EXERCISE REQUIREMENTS. Extract all lines from the data beneath that include the word "this".

MATERIAL PROVIDED.

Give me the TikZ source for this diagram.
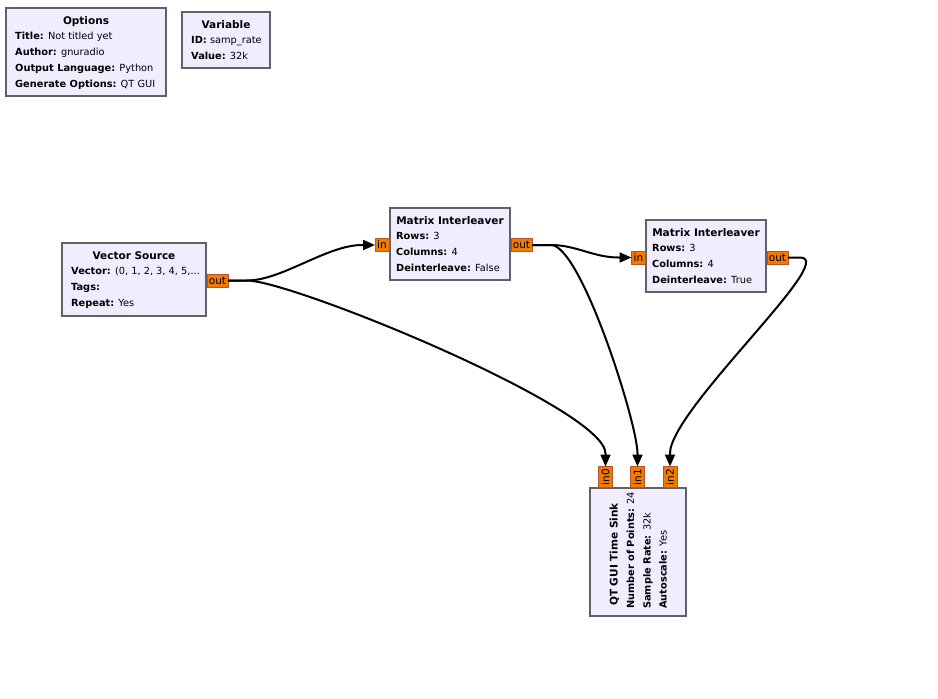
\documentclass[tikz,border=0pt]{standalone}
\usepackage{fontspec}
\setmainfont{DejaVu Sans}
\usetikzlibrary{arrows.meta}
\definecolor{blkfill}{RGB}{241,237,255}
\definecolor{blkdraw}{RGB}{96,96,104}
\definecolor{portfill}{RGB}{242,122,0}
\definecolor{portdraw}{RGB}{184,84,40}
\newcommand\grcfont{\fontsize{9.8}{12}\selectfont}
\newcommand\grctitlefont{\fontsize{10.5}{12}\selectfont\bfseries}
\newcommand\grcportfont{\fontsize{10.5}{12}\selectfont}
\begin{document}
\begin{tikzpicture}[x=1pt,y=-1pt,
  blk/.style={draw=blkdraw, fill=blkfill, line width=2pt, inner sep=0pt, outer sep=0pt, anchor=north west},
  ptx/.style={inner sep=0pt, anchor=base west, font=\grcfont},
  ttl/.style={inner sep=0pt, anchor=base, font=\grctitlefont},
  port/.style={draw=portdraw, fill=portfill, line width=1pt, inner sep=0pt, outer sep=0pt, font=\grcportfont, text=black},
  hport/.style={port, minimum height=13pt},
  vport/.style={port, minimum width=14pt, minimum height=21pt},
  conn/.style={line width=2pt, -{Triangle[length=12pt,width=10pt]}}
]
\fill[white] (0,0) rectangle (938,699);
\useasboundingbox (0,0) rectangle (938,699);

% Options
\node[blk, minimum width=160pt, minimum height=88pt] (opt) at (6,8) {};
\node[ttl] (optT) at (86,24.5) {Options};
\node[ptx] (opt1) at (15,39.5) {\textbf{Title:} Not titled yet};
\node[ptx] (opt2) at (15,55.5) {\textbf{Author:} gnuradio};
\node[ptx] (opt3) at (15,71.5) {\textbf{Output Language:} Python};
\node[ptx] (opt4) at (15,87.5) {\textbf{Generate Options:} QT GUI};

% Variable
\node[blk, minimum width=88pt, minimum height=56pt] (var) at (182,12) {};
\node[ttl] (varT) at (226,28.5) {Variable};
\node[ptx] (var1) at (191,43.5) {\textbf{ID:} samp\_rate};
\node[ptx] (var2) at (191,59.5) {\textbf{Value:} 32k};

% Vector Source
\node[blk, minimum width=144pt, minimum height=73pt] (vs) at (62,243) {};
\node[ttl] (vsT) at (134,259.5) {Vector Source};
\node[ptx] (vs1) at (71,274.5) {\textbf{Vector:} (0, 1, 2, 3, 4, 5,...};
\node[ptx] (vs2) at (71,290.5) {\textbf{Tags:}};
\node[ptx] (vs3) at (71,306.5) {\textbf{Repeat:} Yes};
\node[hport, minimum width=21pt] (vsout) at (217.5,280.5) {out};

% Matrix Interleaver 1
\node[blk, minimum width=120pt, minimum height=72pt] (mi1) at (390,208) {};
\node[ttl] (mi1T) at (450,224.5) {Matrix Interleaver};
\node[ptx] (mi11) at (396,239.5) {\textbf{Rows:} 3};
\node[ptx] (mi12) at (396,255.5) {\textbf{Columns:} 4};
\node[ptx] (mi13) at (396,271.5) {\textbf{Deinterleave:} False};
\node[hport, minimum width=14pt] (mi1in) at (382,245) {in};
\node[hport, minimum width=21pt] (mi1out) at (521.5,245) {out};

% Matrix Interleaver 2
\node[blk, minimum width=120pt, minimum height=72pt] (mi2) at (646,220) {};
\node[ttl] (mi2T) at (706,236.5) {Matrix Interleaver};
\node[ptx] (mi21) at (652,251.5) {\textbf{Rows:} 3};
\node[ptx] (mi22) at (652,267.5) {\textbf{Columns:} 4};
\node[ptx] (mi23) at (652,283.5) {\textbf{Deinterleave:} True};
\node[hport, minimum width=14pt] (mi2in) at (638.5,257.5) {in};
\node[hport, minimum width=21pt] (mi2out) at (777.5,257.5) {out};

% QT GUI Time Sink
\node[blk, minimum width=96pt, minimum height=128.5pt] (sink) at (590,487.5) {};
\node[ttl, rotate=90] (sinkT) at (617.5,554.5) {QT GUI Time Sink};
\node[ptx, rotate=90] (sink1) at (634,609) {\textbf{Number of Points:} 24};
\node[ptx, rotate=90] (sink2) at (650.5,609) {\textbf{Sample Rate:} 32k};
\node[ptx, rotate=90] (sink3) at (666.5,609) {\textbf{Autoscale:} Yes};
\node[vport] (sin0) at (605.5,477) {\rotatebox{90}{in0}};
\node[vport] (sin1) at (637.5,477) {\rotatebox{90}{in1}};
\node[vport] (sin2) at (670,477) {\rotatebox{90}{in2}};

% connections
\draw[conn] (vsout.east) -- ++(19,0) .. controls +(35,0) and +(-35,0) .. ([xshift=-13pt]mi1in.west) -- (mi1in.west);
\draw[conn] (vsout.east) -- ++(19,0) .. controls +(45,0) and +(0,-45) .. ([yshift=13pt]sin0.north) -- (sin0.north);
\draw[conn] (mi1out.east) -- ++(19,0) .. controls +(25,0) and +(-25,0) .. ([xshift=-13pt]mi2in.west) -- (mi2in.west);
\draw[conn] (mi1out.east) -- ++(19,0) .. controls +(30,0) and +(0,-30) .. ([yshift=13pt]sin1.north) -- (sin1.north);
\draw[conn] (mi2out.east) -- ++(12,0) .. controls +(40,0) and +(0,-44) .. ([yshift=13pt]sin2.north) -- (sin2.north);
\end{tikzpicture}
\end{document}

---

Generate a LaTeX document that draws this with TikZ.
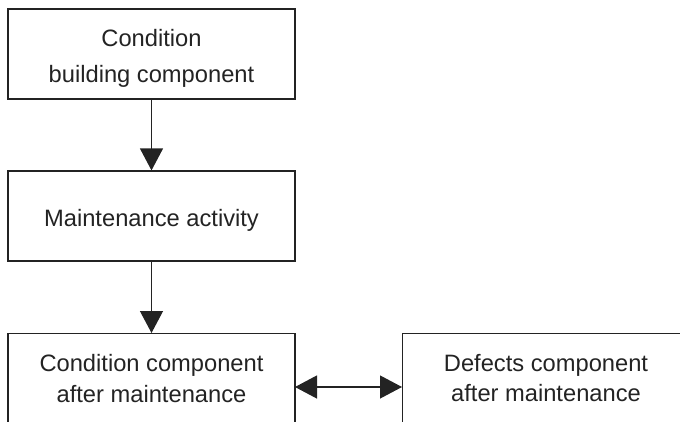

EXERCISE SOLUTION.
Give me the TikZ source for this diagram.
Generate a LaTeX document that draws this with TikZ.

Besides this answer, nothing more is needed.